I wonder if having a young family kept his own rock star antics in check. 'I'm not a saint. I've always enjoyed having a few drinks and I particularly enjoyed smoking dope in vast quantities and spent decades quite stoned, but I wouldn't say I had any antics. My family was the most important thing, and I would have stopped being in the band if that had been necessary. And there were times when I offered to stop. Somehow we got through it. I wouldn't say without…,' he pauses. 'There are probably scars.'
By 1991, MacGowan had become so unreliable that the band sacked him, but Finer's close friendship with the singer would last for the rest of his life. 'Shane could be maddening. He could take a few weeks to finally get around to doing something but once we got down to working he was always funny and inspiring and a generous collaborator,' he says.
Breathing space from The Pogues' eventual breakup, in 1994, sent Finer in other directions, not least on a quest to compose a piece of music that will last for 1000 years. Longplayer began playing 25 years ago, at the dawn of the millennium, and Finer hopes it will continue until the end of the year 2999 with one proviso: 'I'm not taking any steps to ensure it carries on after I'm dead – I only want it to carry on for as long as the people want it to.' This stops the project from sliding into the realms of vanity, he believes.
He traces the impetus back to being unnerved aged five, on learning that his grandfather had written an autobiography. 'All I could imagine was that if you were writing a book about your life, you'd have to be sitting constantly writing, and all you could be writing [about] was that you were writing about the act of sitting writing. It was this horrible nightmarish loop. Longplayer is maybe some way of making sense of that weird conception: an autobiography. I've made something that marks every instant.'
Longplayer works by applying precise rules to six short pieces of music. Six sections from these pieces – one from each – are playing simultaneously from a computer. It can be heard via a live web stream, or at its London base, in a lighthouse at Trinity Buoy Wharf, where Finer has a studio.
To mark the project's 25th anniversary, the music will be played at the Roundhouse, in Camden, next month for 1000 minutes.

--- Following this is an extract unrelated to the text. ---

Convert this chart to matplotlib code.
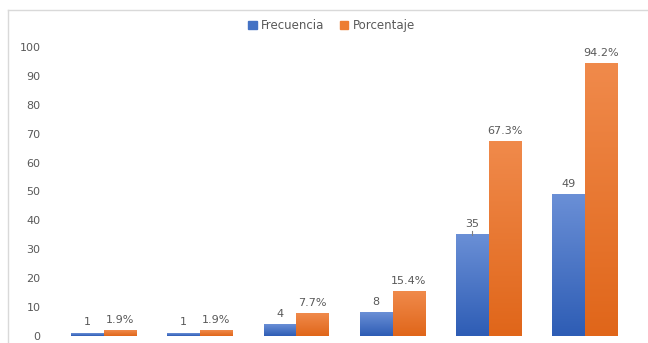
import numpy as np
import matplotlib.pyplot as plt
from matplotlib.colors import LinearSegmentedColormap
from matplotlib.patches import Patch
from matplotlib.lines import Line2D

# Datos
categorias = ['1', '2', '3', '4', '5', '6']
frecuencia = [1, 1, 4, 8, 35, 49]
porcentaje = [1.9, 1.9, 7.7, 15.4, 67.3, 94.2]
etiquetas_pct = ['1.9%', '1.9%', '7.7%', '15.4%', '67.3%', '94.2%']

azul = '#4472C4'
naranja = '#ED7D31'
gris = '#595959'

fig = plt.figure(figsize=(6.48, 3.43), dpi=100)
ax = fig.add_axes([0.086, 0.0204, 0.891, 0.8426])

x = np.arange(len(categorias))
w = 0.34

cmap_azul = LinearSegmentedColormap.from_list('az', ['#2E5DB5', '#6A8FD6'])
cmap_nar = LinearSegmentedColormap.from_list('na', ['#E0661A', '#F08A4B'])
grad = np.linspace(0, 1, 100).reshape(-1, 1)

def barra_gradiente(x0, alto, cmap):
    if alto <= 0:
        return
    ax.imshow(grad, extent=[x0, x0 + w, 0, alto], origin='lower',
              aspect='auto', cmap=cmap, zorder=2)

for i in range(len(categorias)):
    barra_gradiente(x[i] - w, frecuencia[i], cmap_azul)
    barra_gradiente(x[i], porcentaje[i], cmap_nar)
    ax.text(x[i] - w / 2, frecuencia[i] + 2, str(frecuencia[i]), ha='center',
            va='bottom', fontsize=8, color=gris)
    ax.text(x[i] + w / 2, porcentaje[i] + 2, etiquetas_pct[i], ha='center',
            va='bottom', fontsize=8, color=gris)

# marcador pequeño sobre la barra de 35
ax.plot([x[4] - w / 2, x[4] - w / 2], [frecuencia[4], frecuencia[4] + 1.5],
        color='#808080', lw=0.8)

ax.set_xlim(-0.5, 5.5)
ax.set_ylim(0, 100)
ax.set_yticks(range(0, 101, 10))
ax.set_xticks([])
ax.tick_params(axis='y', length=0, labelsize=8, labelcolor=gris, pad=11)
for s in ax.spines.values():
    s.set_visible(False)

handles = [Patch(color=azul), Patch(color=naranja)]
fig.legend(handles, ['Frecuencia', 'Porcentaje'], loc='center',
           bbox_to_anchor=(0.512, 0.925), ncol=2, frameon=False, fontsize=8.5,
           handlelength=0.7, handleheight=0.7, handletextpad=0.4,
           columnspacing=1.3, labelcolor=gris)

# marco del gráfico
fig.add_artist(Line2D([0.012, 1.0], [0.971, 0.971], color='#D9D9D9', lw=1))
fig.add_artist(Line2D([0.012, 0.012], [0.0, 0.971], color='#D9D9D9', lw=1))

fig.savefig('out.png', dpi=100)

People can watch shifts of six to 12 people, reading from a graphic score, playing the music from 7.20am until midnight. 'In terms of mortality, Longplayer gives me optimism,' he says, by way of justifying the project. 'The idea of something that has this longevity built into it.'
He is writing a song that encapsulates the rules you need to know to play Longplayer 'because songs are their own time capsules that can go on for hundreds of years' – regardless of what the band that is playing them is called.